+++ GIVEN RECORDS +++
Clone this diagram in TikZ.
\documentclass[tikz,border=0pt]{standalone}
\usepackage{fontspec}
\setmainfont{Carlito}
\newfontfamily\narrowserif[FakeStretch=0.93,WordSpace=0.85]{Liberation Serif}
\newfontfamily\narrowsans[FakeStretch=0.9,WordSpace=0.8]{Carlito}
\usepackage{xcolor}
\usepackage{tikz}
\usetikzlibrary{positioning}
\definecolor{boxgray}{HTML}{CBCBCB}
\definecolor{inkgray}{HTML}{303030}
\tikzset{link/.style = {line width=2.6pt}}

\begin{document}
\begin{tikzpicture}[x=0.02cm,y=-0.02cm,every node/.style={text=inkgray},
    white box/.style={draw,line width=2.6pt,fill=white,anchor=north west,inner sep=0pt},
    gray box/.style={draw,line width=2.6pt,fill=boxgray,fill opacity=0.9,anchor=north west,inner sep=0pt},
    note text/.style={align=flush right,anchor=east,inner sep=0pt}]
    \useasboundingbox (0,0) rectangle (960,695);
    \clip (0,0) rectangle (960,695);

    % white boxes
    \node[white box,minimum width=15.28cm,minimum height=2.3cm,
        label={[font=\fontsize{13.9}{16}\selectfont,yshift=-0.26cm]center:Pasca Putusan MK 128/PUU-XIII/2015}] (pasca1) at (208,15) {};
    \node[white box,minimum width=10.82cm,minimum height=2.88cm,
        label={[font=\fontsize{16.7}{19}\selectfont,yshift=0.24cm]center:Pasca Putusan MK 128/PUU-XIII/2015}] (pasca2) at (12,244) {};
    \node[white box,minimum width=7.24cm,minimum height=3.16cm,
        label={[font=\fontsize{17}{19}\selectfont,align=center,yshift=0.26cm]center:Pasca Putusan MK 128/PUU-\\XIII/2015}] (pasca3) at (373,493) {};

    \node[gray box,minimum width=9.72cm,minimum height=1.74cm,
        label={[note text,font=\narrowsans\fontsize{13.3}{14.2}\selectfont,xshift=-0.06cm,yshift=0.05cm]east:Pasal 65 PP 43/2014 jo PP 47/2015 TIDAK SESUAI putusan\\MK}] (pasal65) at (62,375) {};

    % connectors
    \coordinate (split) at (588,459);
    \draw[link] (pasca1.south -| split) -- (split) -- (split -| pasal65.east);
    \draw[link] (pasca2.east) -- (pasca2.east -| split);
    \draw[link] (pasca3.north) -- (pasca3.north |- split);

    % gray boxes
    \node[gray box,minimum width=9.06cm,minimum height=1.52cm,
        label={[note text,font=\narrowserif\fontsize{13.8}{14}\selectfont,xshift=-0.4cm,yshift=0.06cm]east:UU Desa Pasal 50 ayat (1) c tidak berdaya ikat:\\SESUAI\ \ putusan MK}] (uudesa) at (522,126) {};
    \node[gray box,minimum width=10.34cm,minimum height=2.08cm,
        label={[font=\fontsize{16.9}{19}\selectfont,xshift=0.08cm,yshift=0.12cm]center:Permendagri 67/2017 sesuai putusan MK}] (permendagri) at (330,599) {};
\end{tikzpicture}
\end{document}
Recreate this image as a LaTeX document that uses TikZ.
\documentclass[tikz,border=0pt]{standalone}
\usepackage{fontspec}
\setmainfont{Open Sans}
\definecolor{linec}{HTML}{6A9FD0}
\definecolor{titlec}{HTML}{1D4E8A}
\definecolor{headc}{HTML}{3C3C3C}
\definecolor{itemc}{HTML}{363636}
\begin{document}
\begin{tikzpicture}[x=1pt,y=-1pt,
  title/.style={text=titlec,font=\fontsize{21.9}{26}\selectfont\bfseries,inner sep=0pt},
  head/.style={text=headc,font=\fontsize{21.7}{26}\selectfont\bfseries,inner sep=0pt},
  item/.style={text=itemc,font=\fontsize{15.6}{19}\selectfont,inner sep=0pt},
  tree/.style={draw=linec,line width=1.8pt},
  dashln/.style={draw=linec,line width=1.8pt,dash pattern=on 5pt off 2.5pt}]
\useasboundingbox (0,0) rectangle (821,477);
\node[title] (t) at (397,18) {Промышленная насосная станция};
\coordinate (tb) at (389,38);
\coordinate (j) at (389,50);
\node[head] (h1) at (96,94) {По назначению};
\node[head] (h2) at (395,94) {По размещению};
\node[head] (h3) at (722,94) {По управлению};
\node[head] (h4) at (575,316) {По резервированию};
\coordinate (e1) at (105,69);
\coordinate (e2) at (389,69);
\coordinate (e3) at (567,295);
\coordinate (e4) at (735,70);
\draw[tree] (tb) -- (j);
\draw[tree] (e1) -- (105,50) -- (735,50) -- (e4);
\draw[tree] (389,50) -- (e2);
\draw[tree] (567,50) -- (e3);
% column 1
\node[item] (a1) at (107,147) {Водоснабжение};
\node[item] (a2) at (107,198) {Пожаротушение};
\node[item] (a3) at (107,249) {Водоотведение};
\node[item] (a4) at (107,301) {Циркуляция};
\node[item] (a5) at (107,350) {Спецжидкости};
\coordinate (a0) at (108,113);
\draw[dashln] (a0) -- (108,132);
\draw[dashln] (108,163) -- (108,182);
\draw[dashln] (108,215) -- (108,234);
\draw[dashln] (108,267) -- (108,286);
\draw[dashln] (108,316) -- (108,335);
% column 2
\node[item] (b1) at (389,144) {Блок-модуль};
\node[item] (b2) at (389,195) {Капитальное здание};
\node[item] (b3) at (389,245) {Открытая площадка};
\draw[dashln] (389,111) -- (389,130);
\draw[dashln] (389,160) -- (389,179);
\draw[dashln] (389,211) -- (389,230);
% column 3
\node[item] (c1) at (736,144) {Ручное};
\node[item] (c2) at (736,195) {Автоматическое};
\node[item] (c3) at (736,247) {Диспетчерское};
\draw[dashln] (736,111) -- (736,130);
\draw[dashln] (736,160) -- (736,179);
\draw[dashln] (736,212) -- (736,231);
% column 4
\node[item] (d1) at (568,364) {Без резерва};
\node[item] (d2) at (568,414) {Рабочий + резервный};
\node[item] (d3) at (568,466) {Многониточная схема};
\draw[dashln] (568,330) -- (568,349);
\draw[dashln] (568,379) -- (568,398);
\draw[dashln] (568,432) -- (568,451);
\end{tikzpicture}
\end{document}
+++
GIVEN REQUEST: Identify the lines in the entries above that contain "this", then copy them out.

RESULT OF THE EXERCISE:
Clone this diagram in TikZ.
Recreate this image as a LaTeX document that uses TikZ.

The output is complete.